The human rights group posited that what Nigeria needs right now is not a decision or action based on polarization or divisiveness, rather  concerted efforts of all Nigerians and government to fight the common enemies in the entire territory of the country.

“A terrorist threat in the North must be seen as a threat to the south and vise versa – something needing a collective solution for our collective security as a people,” the organization said.

It warned against ethnic, sectional, political and religious-based inflammatory statements at this stage of the nation’s predicament.

The organization noted that part of Nigeria’s inability to fight crime is the lack of a national database which is critical to detecting criminal activities.

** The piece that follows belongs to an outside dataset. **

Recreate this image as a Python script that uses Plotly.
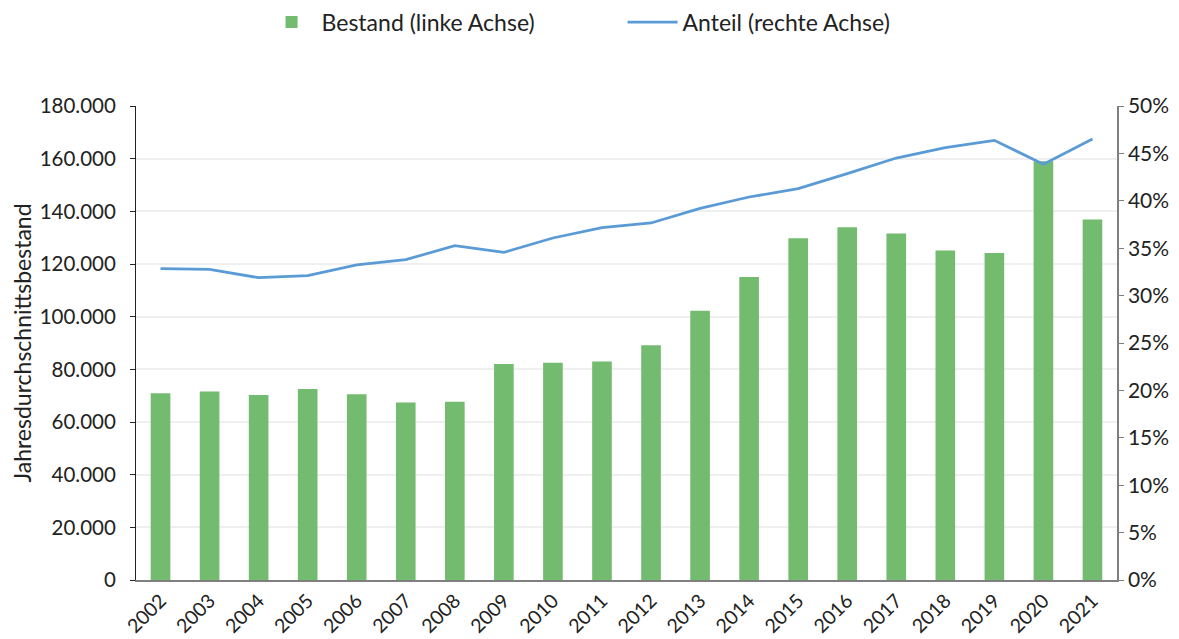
import plotly.graph_objects as go

years = [str(y) for y in range(2002, 2022)]
bestand = [70900, 71600, 70300, 72500, 70500, 67400, 67700, 82000, 82500, 83000,
           89100, 102200, 115100, 129800, 134000, 131600, 125100, 124200, 159000, 136900]
anteil = [0.3284, 0.3277, 0.3189, 0.3210, 0.3323, 0.3379, 0.3527, 0.3456, 0.3608, 0.3717,
          0.3766, 0.3920, 0.4040, 0.4128, 0.4286, 0.4451, 0.4560, 0.4638, 0.4385, 0.4652]

FONT = "Lato, 'DejaVu Sans', sans-serif"

fig = go.Figure()
fig.add_trace(go.Bar(x=years, y=bestand, name="Bestand (linke Achse)",
                     marker=dict(color="#72BB6F", line=dict(width=0)), width=0.4, yaxis="y"))
fig.add_trace(go.Scatter(x=years, y=anteil, name="Anteil (rechte Achse)", mode="lines",
                         line=dict(color="#5B9BD5", width=2.75), yaxis="y2"))

fig.update_layout(
    width=1171, height=631,
    margin=dict(l=128, r=62, t=98, b=59, autoexpand=False),
    paper_bgcolor="white", plot_bgcolor="white",
    separators=",.",
    font=dict(family=FONT, size=20, color="#222222"),
    showlegend=True,
    legend=dict(orientation="h", x=0.128, xanchor="left", y=1.177, yanchor="middle",
                font=dict(size=23), itemwidth=50, entrywidth=296, entrywidthmode="pixels",
                traceorder="normal"),
    xaxis=dict(type="category", tickangle=-45, tickfont=dict(size=19.5),
               showline=True, linecolor="#7f7f7f", linewidth=1.5, ticks="", showgrid=False),
    yaxis=dict(range=[0, 180000], dtick=20000, tickformat=",d", showgrid=True,
               gridcolor="#EFEFEF", gridwidth=1.5, showline=True, linecolor="#222222", linewidth=1,
               ticks="outside", ticklen=5, tickcolor="#222222", zeroline=False,
               ticklabelstandoff=10, tickfont=dict(size=20.5),
               title=dict(text="Jahresdurchschnittsbestand", font=dict(size=23), standoff=6)),
    yaxis2=dict(range=[0, 0.5], dtick=0.05, tickformat=".0%", overlaying="y", side="right",
                showgrid=False, showline=True, linecolor="#7f7f7f", linewidth=1.5,
                ticks="outside", ticklen=5, tickcolor="#7f7f7f", zeroline=False,
                tickfont=dict(size=21)),
    bargap=0.6,
)

fig.write_html("out.html")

“Even the presence of the U.S.  Special Force in Nigeria today has done little to change the insecurity in the country because we lack basic security infrastructure, including National Database.

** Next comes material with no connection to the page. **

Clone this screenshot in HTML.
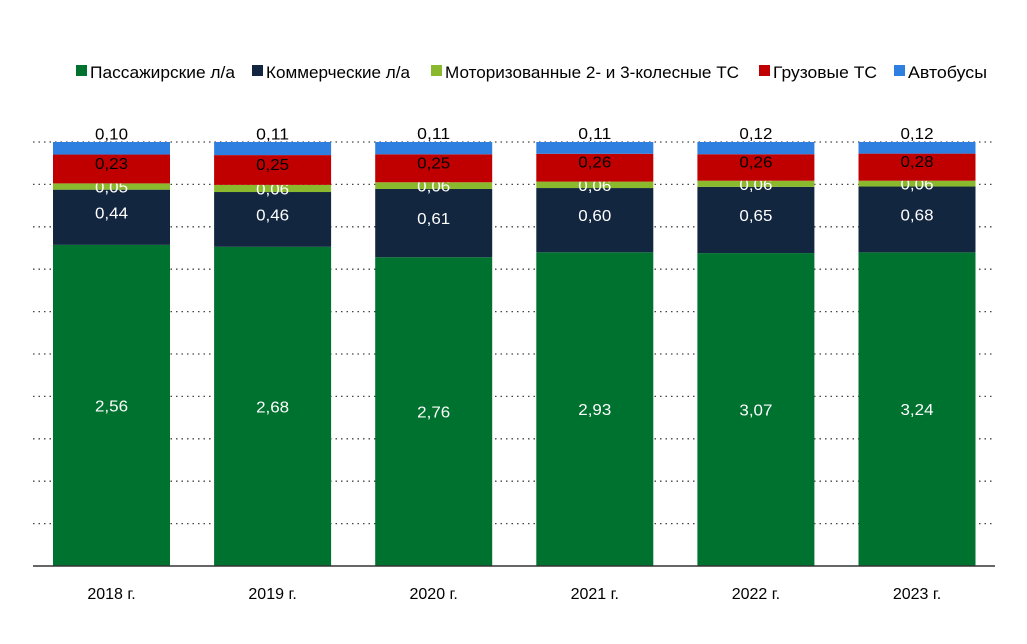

Nigeria is overdue for a National Fingerprint Database to match extracted fingerprint from crime scene, but this cannot be done without National registration of citizens and other people living in the country.”

Concerned Arewa Citizens and Southeast Governors’ agitation for National Registration is on course, but must be devoid of selfish, sectional or ethnic undertones and rather implemented nation-wide to achieve the desired results of ensuring national security.

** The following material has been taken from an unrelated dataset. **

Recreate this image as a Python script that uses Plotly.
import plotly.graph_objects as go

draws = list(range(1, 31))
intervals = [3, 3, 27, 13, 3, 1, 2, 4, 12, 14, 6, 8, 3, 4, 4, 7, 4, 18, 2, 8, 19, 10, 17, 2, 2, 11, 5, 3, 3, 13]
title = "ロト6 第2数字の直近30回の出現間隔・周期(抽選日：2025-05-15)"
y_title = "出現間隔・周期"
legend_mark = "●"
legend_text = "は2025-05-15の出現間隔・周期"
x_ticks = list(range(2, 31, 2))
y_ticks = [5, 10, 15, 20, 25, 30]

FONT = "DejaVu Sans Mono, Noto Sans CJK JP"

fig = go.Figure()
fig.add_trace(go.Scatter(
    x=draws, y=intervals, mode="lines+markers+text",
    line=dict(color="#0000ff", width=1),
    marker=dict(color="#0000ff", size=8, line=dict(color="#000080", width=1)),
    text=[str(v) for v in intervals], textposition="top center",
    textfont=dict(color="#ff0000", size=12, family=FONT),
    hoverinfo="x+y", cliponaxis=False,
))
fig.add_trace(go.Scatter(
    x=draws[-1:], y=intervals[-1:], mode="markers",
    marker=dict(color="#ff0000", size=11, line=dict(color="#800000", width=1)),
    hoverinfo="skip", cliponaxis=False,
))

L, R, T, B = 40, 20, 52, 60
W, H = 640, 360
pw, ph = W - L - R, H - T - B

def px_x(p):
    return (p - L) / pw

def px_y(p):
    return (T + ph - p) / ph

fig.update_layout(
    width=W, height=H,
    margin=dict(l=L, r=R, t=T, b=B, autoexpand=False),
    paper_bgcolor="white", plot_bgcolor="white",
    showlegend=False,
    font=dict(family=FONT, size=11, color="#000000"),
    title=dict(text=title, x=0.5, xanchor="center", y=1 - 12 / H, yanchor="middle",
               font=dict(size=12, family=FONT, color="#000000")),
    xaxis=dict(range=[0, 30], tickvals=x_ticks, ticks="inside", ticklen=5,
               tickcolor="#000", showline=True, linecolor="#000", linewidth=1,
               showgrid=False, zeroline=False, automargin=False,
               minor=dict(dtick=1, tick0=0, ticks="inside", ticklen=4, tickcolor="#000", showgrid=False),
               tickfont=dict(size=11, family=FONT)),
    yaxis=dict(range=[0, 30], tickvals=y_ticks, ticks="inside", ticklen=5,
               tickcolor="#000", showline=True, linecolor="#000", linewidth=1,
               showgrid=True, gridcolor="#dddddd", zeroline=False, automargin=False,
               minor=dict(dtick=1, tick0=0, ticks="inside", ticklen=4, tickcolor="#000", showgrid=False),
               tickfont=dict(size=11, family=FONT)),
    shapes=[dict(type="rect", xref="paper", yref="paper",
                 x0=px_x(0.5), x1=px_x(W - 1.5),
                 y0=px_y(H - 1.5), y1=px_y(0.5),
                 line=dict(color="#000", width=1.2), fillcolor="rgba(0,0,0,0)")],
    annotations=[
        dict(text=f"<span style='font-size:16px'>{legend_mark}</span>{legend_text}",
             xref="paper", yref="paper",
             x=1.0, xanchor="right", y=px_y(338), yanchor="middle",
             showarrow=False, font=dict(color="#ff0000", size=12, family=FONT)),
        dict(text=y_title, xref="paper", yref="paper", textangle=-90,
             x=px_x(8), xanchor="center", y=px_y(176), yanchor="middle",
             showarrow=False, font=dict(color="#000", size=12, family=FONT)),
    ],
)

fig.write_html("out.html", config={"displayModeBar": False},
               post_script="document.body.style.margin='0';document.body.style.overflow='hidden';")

“That America and many other Western Nations are able to fight crime or provide adequate security to their citizens despite numerous challenges they face on daily basis underscores the importance of crime fighting technology.

Today’s dangerous world requires proactive application of relevant advanced technological equipment and not waiting for crime to happen before responding,” the organization advised.

Edo United noted that from research,  there is a wide range of new innovations of this technology that have applications for crime investigation, prevention and control, adding that Fingerprint evidence is becoming more  powerful as it can now be linked up electronically with the ones on database.

The organization referred to the new Automated Fingerprint Identification System (AFIS) with the capability to track criminals even years after they committed their crimes, identify culprits by searching through thousands of fingerprints on database to match a perpetuator’s latent print taken from crime scene within two hours of crime commission.

 The group quoted Debbie L.Benningfield, a fingerprint expert who has been using AFIS technology to solve crime mystery since it was developed, as saying: investigators “are solving cases that were previously unsolved, and by getting bad guys off the streets we are preventing crimes from happening.”

It said that for the war on terror and other crimes to succeed the government must have the political will to confront the enemies both from within and without and observed that this appear to be lacking at the moment.

It is this lack of political will, the group believed has prevented the government t from being able to assemble a potent Strike Force to rout out  a rag-tag insurgency, and  kidnappers that are making life unbearable for Nigerian citizens and visitors.

Edo United Regretted that  despite the nation’s enormous security problems, it has not fully engaged or embraced the use of modern IT-based Security Digital Video Surveillance to fight criminal activities, including terrorism and kidnapping.

According to the organization, human security is a critical component and center-piece of good political agenda, but that for a nation to grow and be stable, the protection of citizens must be the strategic concern of Government.

“Over the years technological equipment has had profound influence on the way the war against crime is carried out in developed Nations; without crime fighting technology, police and other law enforcement agencies can never be effective; countries, such as America and Britain, are not crime-free, but law enforcement agencies in those countries have been able to utilize high technology-based devices, including Digital Video Surveillance to protect their citizens,  deter and unravel crime,” the organization remarked.